More sinister than the tendency to "root" for celebrities is the tendency to simultaneously demand perfection and transparency from them, as some do with Beyoncé, whose marriage to Jay Z was rumored to be on the rocks last year. (For the record, they seem to be doing just fine.)
"[Our obsession with the possible divorce] has nothing to do with Beyoncé, and everything to do with what we feel she owes to us," Lauretta Charlton wrote for Complex last year. "No matter what happens, though, we still have no idea what the fuck is going on in Beyoncé's head."
It seems obvious to say this outright, but we don't actually know any of these celebrities, which means we also don't know anything about what went down in their marriages. Our current Summer of Divorce couldn't make this fact any more clear, as the four couples to call it quits were considered to be some of the strongest in Hollywood.
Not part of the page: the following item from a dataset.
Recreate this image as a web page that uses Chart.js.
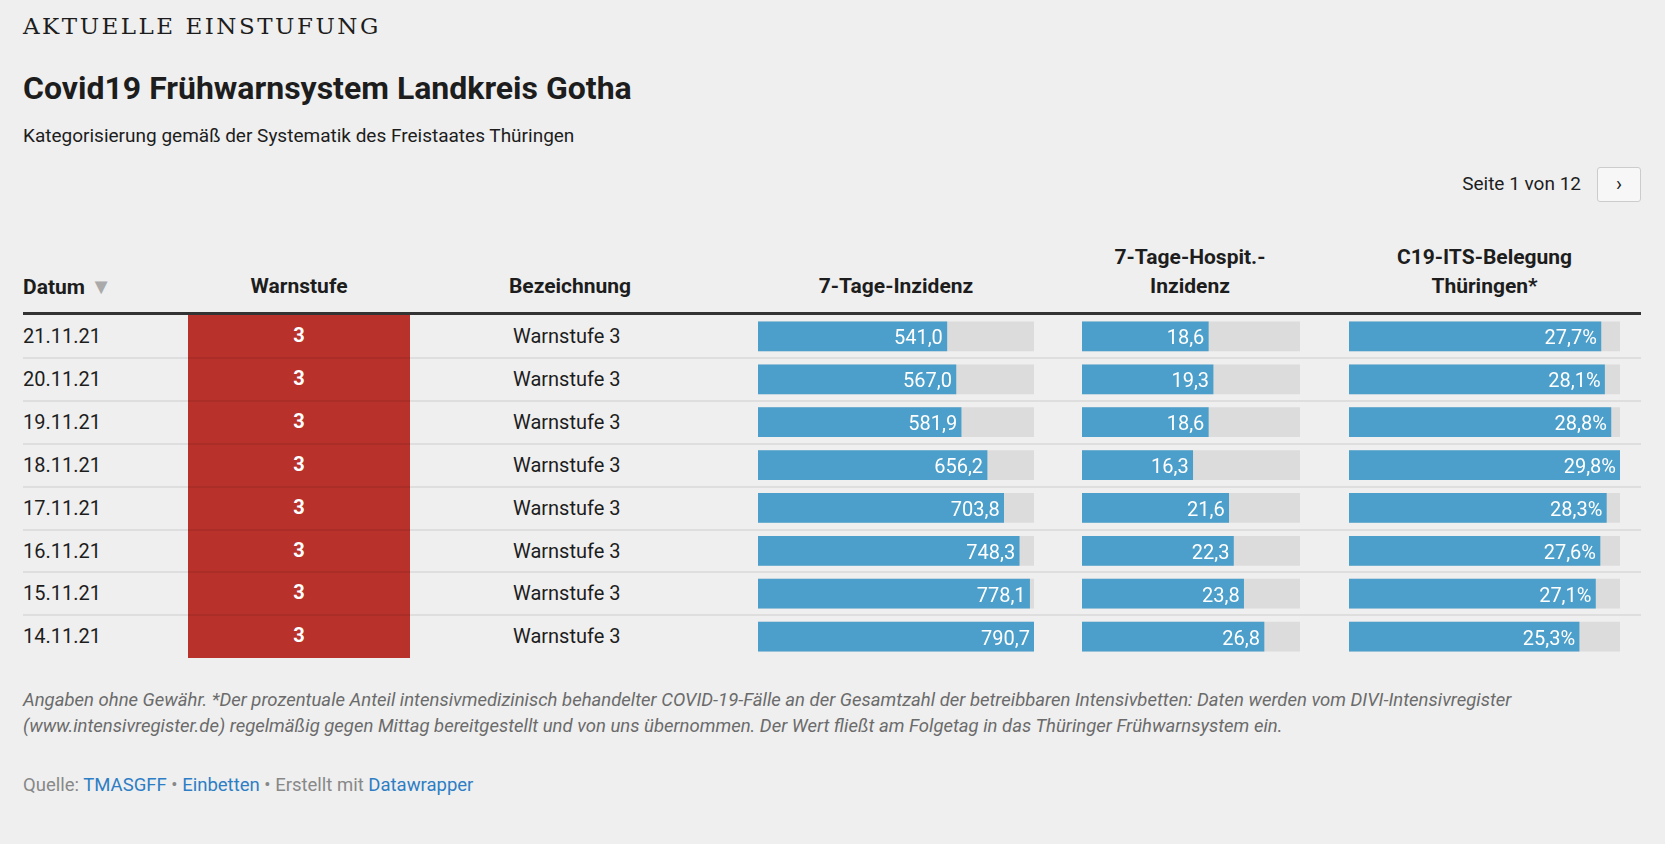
<!DOCTYPE html>
<html>
<head>
<meta charset="utf-8">
<script src="https://cdn.jsdelivr.net/npm/chart.js@4"></script>
<style>
  body { margin: 0; background: #efefef; font-family: Roboto, sans-serif; color: #1d1d1d; }
  #page { position: relative; width: 1665px; height: 844px; overflow: hidden; }
  .abs { position: absolute; white-space: nowrap; }
  .kicker { left: 23px; top: 13px; font-family: "DejaVu Serif", serif; font-size: 23px; letter-spacing: 2.5px; }
  .title { left: 23px; top: 69px; font-size: 32px; font-weight: bold; }
  .sub { left: 23px; top: 124px; font-size: 19px; }
  .pager { right: 84px; top: 172px; font-size: 19px; }
  .btn { left: 1597px; top: 167px; width: 42px; height: 33px; border: 1px solid #ccc; border-radius: 3px; background: #f7f7f7; font-size: 20px; text-align: center; line-height: 32px; }
  .hd { font-size: 21px; font-weight: bold; text-align: center; line-height: 29px; }
  .cell { font-size: 20px; }
  .red { left: 188px; top: 315px; width: 222px; height: 343px; background: #b8312a; }
  .lvl { color: #fff; font-weight: bold; font-size: 20px; text-align: center; width: 222px; left: 188px; }
  .hr { left: 23px; width: 1618px; height: 2px; background: rgba(0,0,0,0.07); }
  .foot { left: 23px; top: 688px; width: 1620px; font-size: 18.5px; font-style: italic; color: #6b6b6b; line-height: 25.5px; white-space: normal; }
  .src { left: 23px; top: 774px; font-size: 18.5px; color: #888; }
  .src a { color: #2d7ec4; text-decoration: none; }
  canvas { position: absolute; }
</style>
</head>
<body>
<div id="page">
  <div class="abs kicker">AKTUELLE EINSTUFUNG</div>
  <div class="abs title">Covid19 Frühwarnsystem Landkreis Gotha</div>
  <div class="abs sub">Kategorisierung gemäß der Systematik des Freistaates Thüringen</div>
  <div class="abs pager">Seite 1 von 12</div>
  <div class="abs btn">&#x203A;</div>

  <div class="abs hd" style="left:23px;top:272px;text-align:left">Datum <span style="color:#aaa;font-size:22px">&#x25BC;</span></div>
  <div class="abs hd" style="left:188px;width:222px;top:272px">Warnstufe</div>
  <div class="abs hd" style="left:470px;width:200px;top:272px">Bezeichnung</div>
  <div class="abs hd" style="left:758px;width:276px;top:272px">7-Tage-Inzidenz</div>
  <div class="abs hd" style="left:1060px;width:260px;top:243px">7-Tage-Hospit.-<br>Inzidenz</div>
  <div class="abs hd" style="left:1349px;width:271px;top:243px">C19-ITS-Belegung<br>Thüringen*</div>
  <div class="abs" style="left:23px;top:312px;width:1618px;height:3px;background:#333"></div>

  <div class="abs red"></div>
  <div id="rows"></div>

  <canvas id="c1" width="276" height="343" style="left:758px;top:315px"></canvas>
  <canvas id="c2" width="218" height="343" style="left:1082px;top:315px"></canvas>
  <canvas id="c3" width="271" height="343" style="left:1349px;top:315px"></canvas>

  <div class="abs foot">Angaben ohne Gewähr. *Der prozentuale Anteil intensivmedizinisch behandelter COVID-19-Fälle an der Gesamtzahl der betreibbaren Intensivbetten: Daten werden vom DIVI-Intensivregister (www.intensivregister.de) regelmäßig gegen Mittag bereitgestellt und von uns übernommen. Der Wert fließt am Folgetag in das Thüringer Frühwarnsystem ein.</div>
  <div class="abs src">Quelle: <a>TMASGFF</a> • <a>Einbetten</a> • Erstellt mit <a>Datawrapper</a></div>
</div>
<script>
const dates = ['21.11.21', '20.11.21', '19.11.21', '18.11.21', '17.11.21', '16.11.21', '15.11.21', '14.11.21'];
const levels = [3, 3, 3, 3, 3, 3, 3, 3];
const labels = ['Warnstufe 3', 'Warnstufe 3', 'Warnstufe 3', 'Warnstufe 3', 'Warnstufe 3', 'Warnstufe 3', 'Warnstufe 3', 'Warnstufe 3'];
const incidence = [541.0, 567.0, 581.9, 656.2, 703.8, 748.3, 778.1, 790.7];
const hospital = [18.6, 19.3, 18.6, 16.3, 21.6, 22.3, 23.8, 26.8];
const icu = [27.7, 28.1, 28.8, 29.8, 28.3, 27.6, 27.1, 25.3];

const rowTop = 315, rowH = 42.9;
const rows = document.getElementById('rows');
dates.forEach((d, i) => {
  const y = rowTop + i * rowH;
  rows.insertAdjacentHTML('beforeend',
    `<div class="abs cell" style="left:23px;top:${y + 9}px">${d}</div>` +
    `<div class="abs lvl" style="top:${y + 8}px">${levels[i]}</div>` +
    `<div class="abs cell" style="left:513px;top:${y + 9}px">${labels[i]}</div>` +
    (i < dates.length - 1 ? `<div class="abs hr" style="top:${y + rowH - 1}px"></div>` : ''));
});

const fmt = (v, suffix) => v.toFixed(1).replace('.', ',') + suffix;

const valueLabels = {
  id: 'valueLabels',
  afterDatasetsDraw(chart, args, opts) {
    const ctx = chart.ctx;
    const meta = chart.getDatasetMeta(1);
    ctx.save();
    ctx.fillStyle = '#fff';
    ctx.font = '20px Roboto';
    ctx.textAlign = 'right';
    ctx.textBaseline = 'middle';
    meta.data.forEach((bar, i) => {
      ctx.fillText(fmt(chart.data.datasets[1].data[i], opts.suffix), bar.x - 4, bar.y + 3);
    });
    ctx.restore();
  }
};

function barChart(id, values, max, suffix) {
  new Chart(document.getElementById(id), {
    type: 'bar',
    data: {
      labels: dates,
      datasets: [
        { data: values.map(() => max), backgroundColor: '#dcdcdc', order: 2 },
        { data: values, backgroundColor: '#4b9fca', order: 1 },
      ],
    },
    options: {
      indexAxis: 'y',
      responsive: false,
      animation: false,
      grouped: false,
      barThickness: 29,
      layout: { padding: 0 },
      scales: {
        x: { display: false, min: 0, max: max },
        y: { display: false },
      },
      plugins: {
        legend: { display: false },
        tooltip: { enabled: false },
        valueLabels: { suffix: suffix },
      },
    },
    plugins: [valueLabels],
  });
}

barChart('c1', incidence, 790.7, '');
barChart('c2', hospital, 32.1, '');
barChart('c3', icu, 29.8, '%');
</script>
</body>
</html>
The rise of social media might make us feel like we're BFFs with all of these celebrities, which would suggest that we accept them as normal humans with human problems. But when evidence surfaces that suggests that celebrities struggle with the same problems as everyone else, it feels like a personal betrayal.
That's why we can all benefit from remembering what Lambert and Shelton wrote in their statement: "We are real people, with real lives, with real families, friends and colleagues." And just like real people who go through real divorces, in the end, they'll ultimately be just fine.